The relationship between writing in formal schooling and writing in other social practices, and how macro‑level social and political structures influence micro‑level literate actions in classrooms, is a central problem in writing research. The author aims to address these questions by synthesizing Engeström’s systems version of Vygotskian cultural‑historical activity theory with Bazerman’s theory of genre systems. The study synthesizes the two theories and traces intertextual relations among disciplinary and educational genre systems across classroom boundaries to construct a model linking classroom writing to broader social practices, thereby rethinking agency, task representation, and assessment.

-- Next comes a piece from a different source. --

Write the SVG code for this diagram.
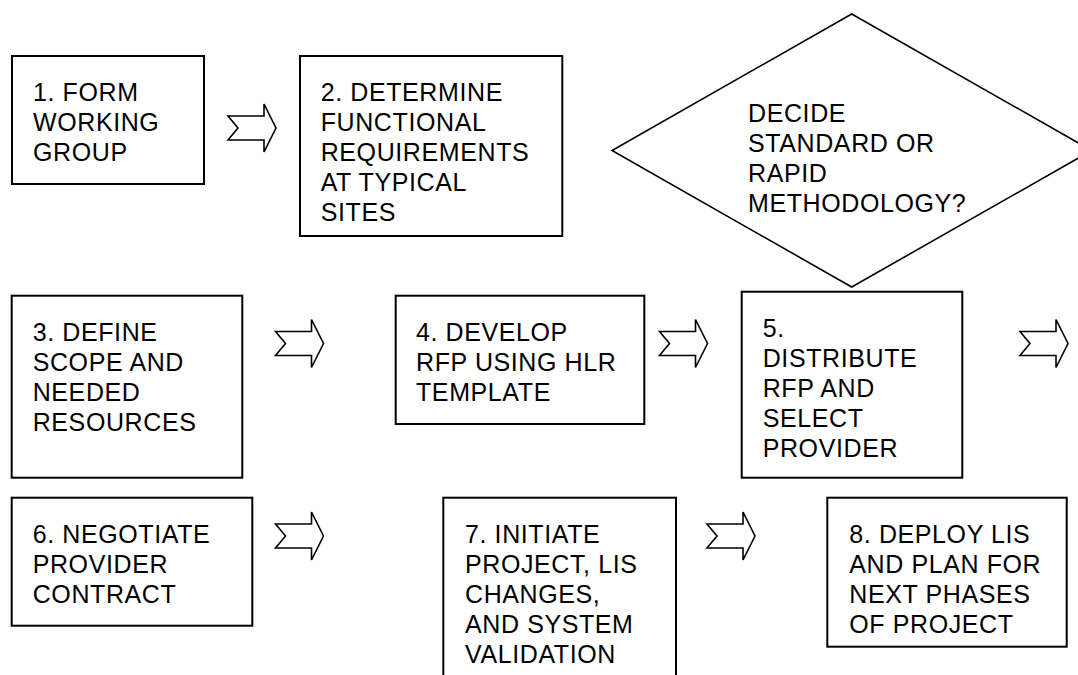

The synthesis extends Bakhtinian dialogic theory by offering a broader unit of analysis than text‑as‑discourse, wider levels than the dyad, and an expanded theory of dialectic, while the constructed model demonstrates how classroom writing connects to wider social practices and informs new perspectives on agency, task representation, and assessment.

Abstract

The relation between writing in formal schooling and writing in other social practices is a central problem in writing research (e.g., critical pedagogy, writing in nonacademic settings, cognition in variable social contexts). How do macro-level social and political structures (forces) affect micro-level literate actions in classrooms and vice versa? To address these questions, the author synthesizes Yrjö Engeström's systems version of Vygotskian cultural-historical activity theory with Charles Bazerman's theory of genre systems. The author suggests that this synthesis extends Bakhtinian dialogic theory by providing a broader unit of analysis than text-as-discourse, wider levels of analysis than the dyad, and an expanded theory of dialectic. By tracing the intertextual relations among disciplinary and educational genre systems, through the boundary of classroom genre systems, one can construct a model of ways classroom writing is linked to writing in wider social practices and rethink such issues as agency, task representation, and assessment.